The power of social media to influence was vividly demonstrated to me recently in raffles to benefit two nonprofit organizations.
In the first case, a therapeutic riding center, whose mission is to serve Special Needs individuals and others suffering from various mental and physical issues, especially military veterans, was fundraising by selling $10 raffle tickets to win $500. A woman whose son rides there posted a brief Facebook message, but not a solicitation, about the raffle and within 30 minutes 120 of her 1,100 Facebook “friends” bought tickets. After three days, her friends purchased about $2,200 in tickets.
In the second case, a woman whose son attends an all-boys Catholic high school posted on Facebook about a raffle to provide scholarship funds to the school. The tickets were sold by students at the school and went for $5 each; the prize for winning was $50,000. The school streamed the drawing and a viewer could see students carrying in box after box full of raffle tickets that were loaded into a raffle drum.
Neither of the women in these instances come close to being social media influencers…but they certainly were influential on a small scale. Social media influencers have a large following on sites like Twitter, TikTok, and Byte. They might be celebrities but more often are just everyday people who have attracted a huge following and whose opinions are valued by their followers. Influencers, for example, have been able to drive up the prices of so-called meme stocks.

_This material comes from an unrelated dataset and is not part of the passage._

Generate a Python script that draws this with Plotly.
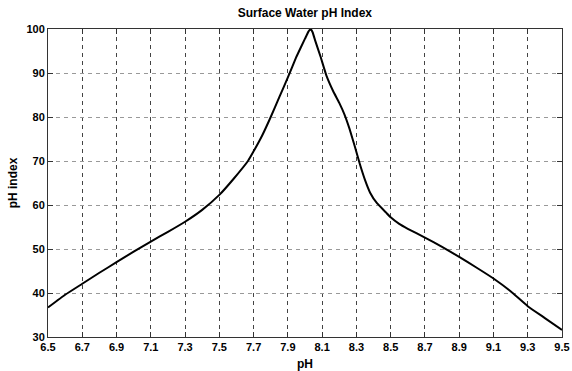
import plotly.graph_objects as go

ph = [6.5, 6.6, 6.7, 6.8, 6.9, 7.0, 7.1, 7.2, 7.3, 7.4, 7.5, 7.58, 7.667, 7.7,
      7.75, 7.8, 7.85, 7.9, 7.95, 8.0, 8.02, 8.033, 8.045, 8.06, 8.09, 8.125,
      8.164, 8.2, 8.23, 8.26, 8.29, 8.32, 8.35, 8.38, 8.42, 8.475, 8.5, 8.55, 8.6,
      8.7, 8.8, 8.9, 9.0, 9.1, 9.2, 9.3, 9.4, 9.5]
index = [36.7, 39.6, 42.1, 44.6, 47.0, 49.4, 51.7, 53.9, 56.2, 58.9, 62.3, 65.8,
         70.0, 72.2, 75.8, 80.0, 84.5, 89.0, 93.7, 97.8, 99.4, 100.0, 99.2, 97.3,
         93.8, 89.4, 85.9, 83.2, 80.6, 77.3, 73.4, 69.3, 65.7, 62.8, 60.4, 58.2,
         57.2, 55.7, 54.6, 52.6, 50.5, 48.2, 45.8, 43.3, 40.4, 37.0, 34.3, 31.6]
xticks = [6.5, 6.7, 6.9, 7.1, 7.3, 7.5, 7.7, 7.9, 8.1, 8.3, 8.5, 8.7, 8.9, 9.1, 9.3, 9.5]
yticks = [30, 40, 50, 60, 70, 80, 90, 100]

font = "Liberation Sans, Arial, sans-serif"

fig = go.Figure()
fig.add_trace(go.Scatter(x=ph, y=index, mode="lines",
                         line=dict(color="black", width=2, shape="spline", smoothing=0.3),
                         showlegend=False, hoverinfo="skip"))

fig.update_layout(
    width=572, height=371,
    margin=dict(l=48, r=10, t=29, b=34),
    paper_bgcolor="white", plot_bgcolor="white",
    title=dict(text="Surface Water pH Index", x=0.533, xanchor="center",
               y=1 - 13 / 371, yanchor="middle",
               font=dict(family=font, size=12, color="black", weight="bold")),
    xaxis=dict(range=[6.5, 9.5], tickvals=xticks, ticktext=[f"{v:.1f}" for v in xticks],
               showgrid=True, gridcolor="#444", griddash="4px,4px", gridwidth=1,
               showline=True, linecolor="#333", linewidth=1, mirror="ticks",
               ticks="inside", ticklen=5, tickcolor="#333", automargin=False,
               tickfont=dict(family=font, size=11, color="black", weight="bold"),
               title=dict(text="pH", standoff=8,
                          font=dict(family=font, size=12, color="black", weight="bold")),
               zeroline=False),
    yaxis=dict(range=[30, 100], tickvals=yticks,
               showgrid=True, gridcolor="#999", griddash="4px,4px", gridwidth=1,
               showline=True, linecolor="#333", linewidth=1, mirror="ticks",
               ticks="inside", ticklen=5, tickcolor="#333", automargin=False,
               tickfont=dict(family=font, size=11, color="black", weight="bold"),
               title=dict(text="pH index", standoff=6,
                          font=dict(family=font, size=12, color="black", weight="bold")),
               zeroline=False),
)

fig.write_html("out.html")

Prominent brand marketers have teamed up with social media influencers to engage audiences that they are interested in cultivating, particularly in reaching out to younger consumers. Horse racing businesses and nonprofits routinely use social media but I do not know how actively they have pursued forming partnerships with influencers whose audience members are not already fans of racing. Doing so (forming partnerships) should be a key component of developing new fans and customers.